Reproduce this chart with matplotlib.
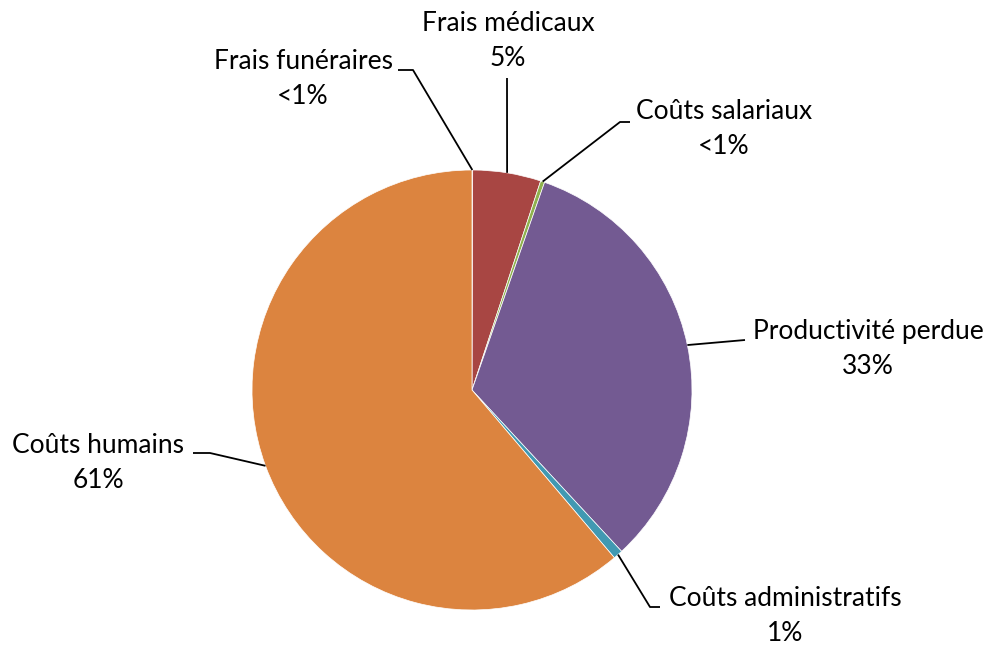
import numpy as np
import matplotlib.pyplot as plt

plt.rcParams['font.family'] = ['Lato', 'DejaVu Sans']

categories = ['Frais funéraires', 'Frais médicaux', 'Coûts salariaux',
              'Productivité perdue', 'Coûts administratifs', 'Coûts humains']
values = [0.05, 5.0, 0.3, 32.75, 0.7, 61.2]
pct_labels = ['<1%', '5%', '<1%', '33%', '1%', '61%']
colors = ['#4A7EBB', '#A84643', '#8FB14D', '#735A92', '#4199B2', '#DC843F']

W, H = 987, 648
fig = plt.figure(figsize=(W / 100, H / 100), dpi=100)
ax = fig.add_axes([0, 0, 1, 1])

cx, cy, r = 472, H - 390, 220
wedges, _ = ax.pie(values, colors=colors, startangle=90, counterclock=False,
                   center=(cx, cy), radius=r, frame=True,
                   wedgeprops=dict(linewidth=0.5, edgecolor='white'))
ax.set_xlim(0, W)
ax.set_ylim(0, H)
ax.set_aspect('equal')
ax.axis('off')

# label layout (pixel coords, y from top): text centre, elbow, line end
layout = [
    ((303, 79), (413, 70), (398, 70)),
    ((508, 41), (507, 78), (507, 78)),
    ((724, 129), (620, 122), (630, 122)),
    ((868, 349), (745, 340), (745, 340)),
    ((785, 616), (650, 607), (660, 607)),
    ((98, 463), (210, 453), (193, 453)),
]

for w, cat, pct, (tpos, elbow, end) in zip(wedges, categories, pct_labels, layout):
    ang = np.deg2rad((w.theta1 + w.theta2) / 2)
    px, py = cx + r * np.cos(ang), cy + r * np.sin(ang)
    xs = [px, elbow[0], end[0]]
    ys = [py, H - elbow[1], H - end[1]]
    ax.plot(xs, ys, color='black', lw=1.3, solid_capstyle='butt', zorder=3)
    ax.text(tpos[0], H - tpos[1], cat + '\n' + pct, ha='center', va='center',
            fontsize=19, linespacing=1.5, color='black')

fig.savefig('out.png', dpi=100)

++++++

Exercise instructions - Give again, word for word, every line from the top of the data above to the line holding "ax = fig.add_axes([0, 0, 1, 1])", inclusive, with the pictures left out.

Solved exercise -
Reproduce this chart with matplotlib.
import numpy as np
import matplotlib.pyplot as plt

plt.rcParams['font.family'] = ['Lato', 'DejaVu Sans']

categories = ['Frais funéraires', 'Frais médicaux', 'Coûts salariaux',
              'Productivité perdue', 'Coûts administratifs', 'Coûts humains']
values = [0.05, 5.0, 0.3, 32.75, 0.7, 61.2]
pct_labels = ['<1%', '5%', '<1%', '33%', '1%', '61%']
colors = ['#4A7EBB', '#A84643', '#8FB14D', '#735A92', '#4199B2', '#DC843F']

W, H = 987, 648
fig = plt.figure(figsize=(W / 100, H / 100), dpi=100)
ax = fig.add_axes([0, 0, 1, 1])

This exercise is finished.